Dia 25 de Novembro de 1876 (sabbado) pelas dez horas da manhã partimos do Ageréua propriedade do Sr. Tte. Leonel da Silva Fernandes comigo Pe. Vig. Em duas canoas.

Na mais possante vieram o Tenente Leonel o Pe. José Nicolino de Souza, o Filho do Tts. Manoel Marinho Fernandes o gentio Pedro, o rapaz Vicente. No Uruatapéra[2] embarcarão-se José Agostinho Leandro digo Agostinho Moisinho e João Garcia de Sena.

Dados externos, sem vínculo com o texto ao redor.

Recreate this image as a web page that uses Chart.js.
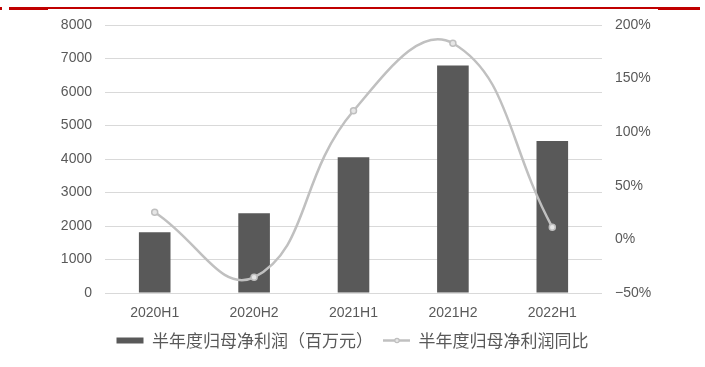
<!DOCTYPE html>
<html>
<head>
<meta charset="utf-8">
<script src="https://cdn.jsdelivr.net/npm/chart.js@4/dist/chart.umd.min.js"></script>
<style>
  html, body { margin: 0; padding: 0; background: #fff; }
  canvas { display: block; }
</style>
</head>
<body>
<canvas id="chart" width="705" height="367"></canvas>
<script>
  // data
  const periods = ['2020H1', '2020H2', '2021H1', '2021H2', '2022H1'];
  const profit = [1810, 2380, 4050, 6790, 4540];      // 百万元
  const profitYoy = [25.4, -35.4, 120, 183, 11.3];   // %
  const seriesNames = ['半年度归母净利润（百万元）', '半年度归母净利润同比'];

  const textGray = '#595959';
  const numFont = { family: '"Liberation Sans", Arial, sans-serif', size: 14 };

  // red header rule from the report template
  const headerRule = {
    id: 'headerRule',
    beforeDraw(chart) {
      const ctx = chart.ctx;
      ctx.save();
      ctx.fillStyle = '#c00000';
      ctx.fillRect(0, 7, 2, 3);
      ctx.fillRect(9, 7, 691, 2);
      ctx.fillRect(9, 7, 39, 3);
      ctx.fillRect(658, 7, 42, 3);
      ctx.restore();
    }
  };

  // little dot in the middle of the line legend symbol
  const legendDot = {
    id: 'legendDot',
    afterDraw(chart) {
      const boxes = chart.legend && chart.legend.legendHitBoxes;
      if (!boxes || !boxes[1]) return;
      const b = boxes[1];
      const ctx = chart.ctx;
      ctx.save();
      ctx.beginPath();
      ctx.arc(b.left + 14, b.top + b.height / 2, 2.2, 0, Math.PI * 2);
      ctx.fillStyle = '#e6e6e6';
      ctx.strokeStyle = '#bfbfbf';
      ctx.lineWidth = 1.2;
      ctx.fill();
      ctx.stroke();
      ctx.restore();
    }
  };

  new Chart(document.getElementById('chart'), {
    type: 'bar',
    data: {
      labels: periods,
      datasets: [
        {
          type: 'bar',
          label: seriesNames[0],
          data: profit,
          backgroundColor: '#595959',
          categoryPercentage: 1,
          barPercentage: 0.318,
          yAxisID: 'y',
          order: 2
        },
        {
          type: 'line',
          label: seriesNames[1],
          data: profitYoy,
          borderColor: '#c0c0c0',
          borderWidth: 2.5,
          tension: 0.45,
          pointRadius: 3,
          pointBorderWidth: 1.5,
          pointBackgroundColor: '#e6e6e6',
          pointBorderColor: '#bfbfbf',
          yAxisID: 'y1',
          order: 1
        }
      ]
    },
    options: {
      responsive: false,
      animation: false,
      layout: { padding: { top: 25, left: 0, right: 0, bottom: 8 } },
      plugins: {
        tooltip: { enabled: false },
        legend: {
          position: 'bottom',
          labels: {
            usePointStyle: true,
            pointStyleWidth: 27,
            boxHeight: 6,
            padding: 10,
            color: textGray,
            font: { family: '"Noto Sans CJK SC", sans-serif', size: 17 },
            sort: (a, b) => a.datasetIndex - b.datasetIndex,
            generateLabels(chart) {
              return chart.data.datasets.map((ds, i) => ({
                text: ds.label,
                datasetIndex: i,
                fillStyle: i === 0 ? '#595959' : '#c0c0c0',
                strokeStyle: i === 0 ? '#595959' : '#c0c0c0',
                lineWidth: i === 0 ? 0 : 2.5,
                pointStyle: i === 0 ? 'rect' : 'line',
                fontColor: textGray,
                hidden: false
              }));
            }
          }
        }
      },
      scales: {
        x: {
          grid: { display: false, drawTicks: false },
          border: { display: false },
          ticks: { color: textGray, font: numFont, padding: 12 },
          afterFit: s => { s.height = 29; }
        },
        y: {
          position: 'left',
          min: 0,
          max: 8000,
          ticks: {
            stepSize: 1000,
            color: textGray,
            font: numFont,
            padding: 13,
            callback: v => String(v)
          },
          grid: { color: '#d9d9d9', lineWidth: 1, drawTicks: false },
          border: { display: false },
          afterFit: s => { s.width = 105; }
        },
        y1: {
          position: 'right',
          min: -50,
          max: 200,
          ticks: {
            stepSize: 50,
            color: textGray,
            font: numFont,
            padding: 13,
            callback: v => (v < 0 ? '\u2212' + Math.abs(v) : v) + '%'
          },
          grid: { display: false, drawTicks: false },
          border: { display: false },
          afterFit: s => { s.width = 103; }
        }
      }
    },
    plugins: [headerRule, legendDot]
  });
</script>
</body>
</html>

Em outra canoa vierão a gentia Anna Maria de Oliveira, o filhinho Manoel e o filho do Tte. De nome Francisco Marinho Fernandes, que tendo hido adiante foi por nós alcançado abaixo do lugar dito Corralinho. Já com deliciosa sensação contemplava as aprasíveis margens do maravilhoso Trombeta, suas águas cortadas por vigorosos remos mostravão em seus alvíssimos borbulhões a realidade a realidade de sua pureza. Chegamos ao Achipicá ao entrar da noite e pernoitamos em casa do ancião Pita. No dia seguinte domingo 26 pelas 7 horas do dia continuamos a nossa viagem, tendo embarcado José Agostinho Leandro e Anselmo Francº. dos Santos aquele no Achipicá e este no Lago Grande. Pelas 3 horas e meia da tarde chegámos ao repartimento: à direita segue o Cuminá e à esquerda o Rio Grande; seguimos pelo Cuminá e às 5 h. entramos  pela boca do Salgado em cuja margem tem o Tte. Leonel uma casa aonde chegamos meio hora depois das seis da tarde e pernoitamos.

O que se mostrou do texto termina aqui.